Die Differenzierung ist auch angesichts des der Vorschrift des § 22 Abs. 7 SGB II zugrundeliegenden Normzwecks nicht willkürlich und sachfremd. Ebenso wie bei den Härtefallleistungen des § 7 Abs. 5 S. 2 SGB II soll vermieden werden, dass Auszubildende und Studenten die Ausbildung deshalb abbrechen müssen, weil die in der Ausbildungsförderung berücksichtigten Leistungen in besonderen Fallkonstellationen nicht für eine Existenzsicherung ausreichen (BT-Drs 16/1410, S. 24). Es ist nicht davon auszugehen, dass ein Auszubildender allein wegen eines Betrags bis zu 10 Euro, der ihm zur Bedarfsdeckung fehlt, seine Ausbildung abbricht (BVerwG, Urteil vom 13.10.1983, 5 C 75/80 Rn 11 in BVerwGE 68, 80 ff.). Hier ist mit einem Abbruch um so weniger zu rechnen, da dem Kläger sogar nur ein unter einem Euro liegender Betrag zur Bedarfsdeckung fehlte. Eine relevante, deckungswürdige Unterversorgung liegt damit sicher nicht vor. Im Übrigen wäre es dem Kläger möglich und zumutbar gewesen wäre, seinen Bedarf durch eine Senkung der Kosten der Unterkunft zu reduzieren und damit durch sein Einkommen aus eigener Kraft zu decken. So hätte er sich um eine kostengünstigere Unterkunft, z.B. auch in Form einer Wohngemeinschaft, bemühen können.
Der vom Kläger begehrte Anspruch auf Zuschussleistungen nach § 22 Abs. 7 SGB II ist auch nicht aus dem Sozialstaatsprinzip (Art. 20 Abs. 1 GG) abzuleiten.
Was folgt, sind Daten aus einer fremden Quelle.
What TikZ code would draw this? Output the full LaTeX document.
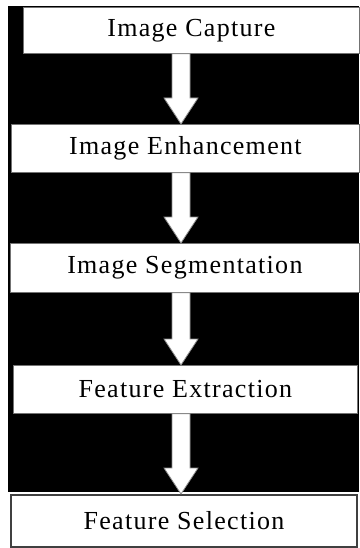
\documentclass[tikz,border=0pt]{standalone}
\usepackage{fontspec}
\setmainfont{Liberation Serif}
\usetikzlibrary{calc}

\begin{document}
\begin{tikzpicture}[x=1pt,y=-1pt,
	stage/.style={draw=black!55,line width=0.8pt,fill=white,anchor=north west,inner sep=0pt,
		font=\fontsize{26}{30}\selectfont\addfontfeature{LetterSpace=5}},
	flow/.style={draw=black!45,line width=0.8pt,fill=white}]
		\useasboundingbox (0,0) rectangle (359,548);
		\fill[black] (8,6) rectangle (359,492);
		\node[stage,minimum width=336pt,minimum height=46pt] (cap) at (23,7) {Image Capture};
		\node[stage,minimum width=348pt,minimum height=48pt] (enh) at (11,124) {Image Enhancement};
		\node[stage,minimum width=349pt,minimum height=49pt] (seg) at (10,243) {Image Segmentation};
		\node[stage,minimum width=344pt,minimum height=48pt] (ext) at (13,365) {Feature Extraction};
		\node[stage,draw=black!75,line width=2pt,minimum width=346pt,minimum height=52pt] (sel) at (10,494) {Feature Selection};
		\coordinate (ax) at (181,0);
		% block arrows between the stages
		\foreach \a/\b in {cap/enh,enh/seg,seg/ext,ext/sel}
			\path[flow] let \p1=(\a.south -| ax), \p2=(\b.north -| ax) in
				(\x1-9pt,\y1) -- (\x1-9pt,\y2+26pt) -- (\x1-17pt,\y2+26pt) -- (\x2,\y2)
				-- (\x1+17pt,\y2+26pt) -- (\x1+9pt,\y2+26pt) -- (\x1+9pt,\y1) -- cycle;
	\end{tikzpicture}
\end{document}
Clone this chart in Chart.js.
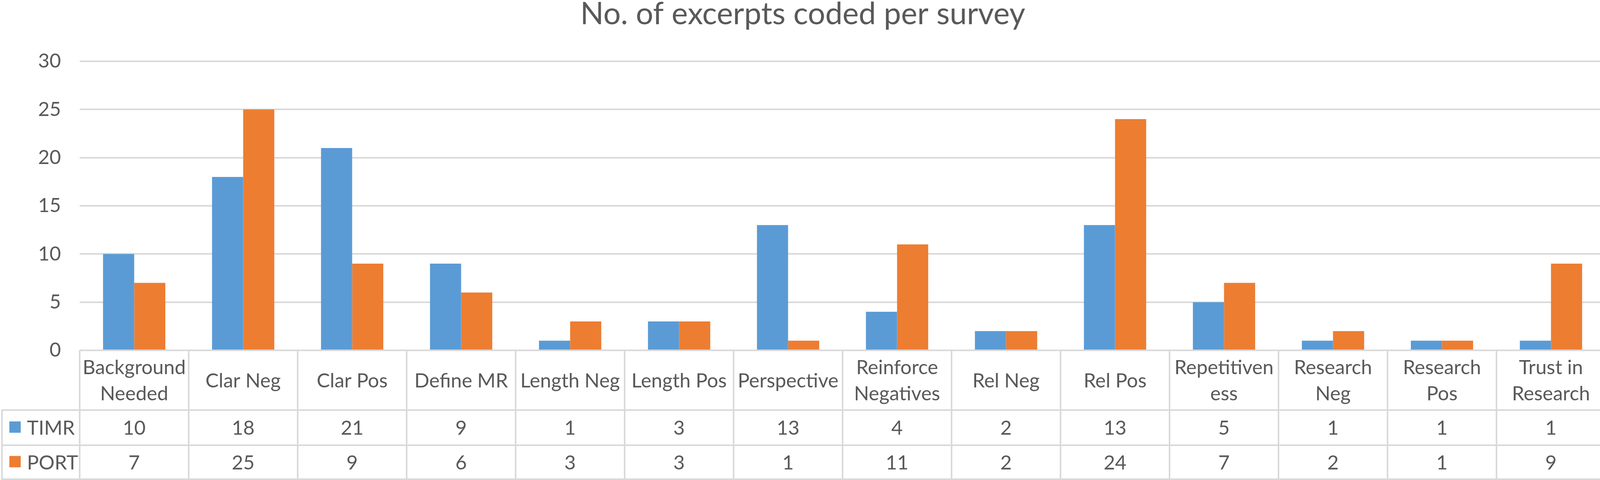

Dieses Prinzip verpflichtet den Staat, für eine gerechte Sozialordnung zu sorgen. Angesichts der Weite und Unbestimmtheit dieses Prinzips lässt sich ihm jedoch kein Gebot entnehmen, soziale Leistungen in einem bestimmten Umfang zu gewähren. Wie der Gesetzgeber den Gestaltungsauftrag des verfassungsrechtlich nicht näher konkretisierten Sozialstaatsprinzips erfüllt, ist seine Sache. Zwingend ist lediglich, dass der Staat die Mindestvoraussetzungen für ein menschenwürdiges Dasein seiner Bürger schafft (BVerfG, Beschluss vom 08.06.2004, 2 BvL 5/00 Rn 94 in BVerfGE 110, 412 ff.; Beschluss vom 27.04.1999, 1 BvR 2203/93 Rn 56 in BVerfGE 100, 271 ff.; Beschluss vom 12.03.1996, 1 BvR 609/90 Rn 62 in BVerfGE 94, 241 ff.; Beschluss vom 29.05.1990, 1 BvL 20/84 Rn 83 in BVerfGE 82, 60 ff.) Diese Mindestvoraussetzungen sind hier nicht berührt. Allein der Ausschluss von Zuschussleistungen nach § 22 Abs. 7 SGB II stellt – wie oben ausgeführt – die Sicherung der Existenzgrundlage für die von der Bagatellregelung des § 75 Abs. 3 S. 2 SGG betroffenen Auszubildenden nicht in Frage.
Die Kostenentscheidung beruht auf § 193 SGG.
Der Senat hat die Voraussetzungen für die Zulassung der Revision wegen der grundsätzlichen Bedeutung der Rechtsfrage als gegeben angesehen (§ 160 Abs. 2 Nr. 1 SGG).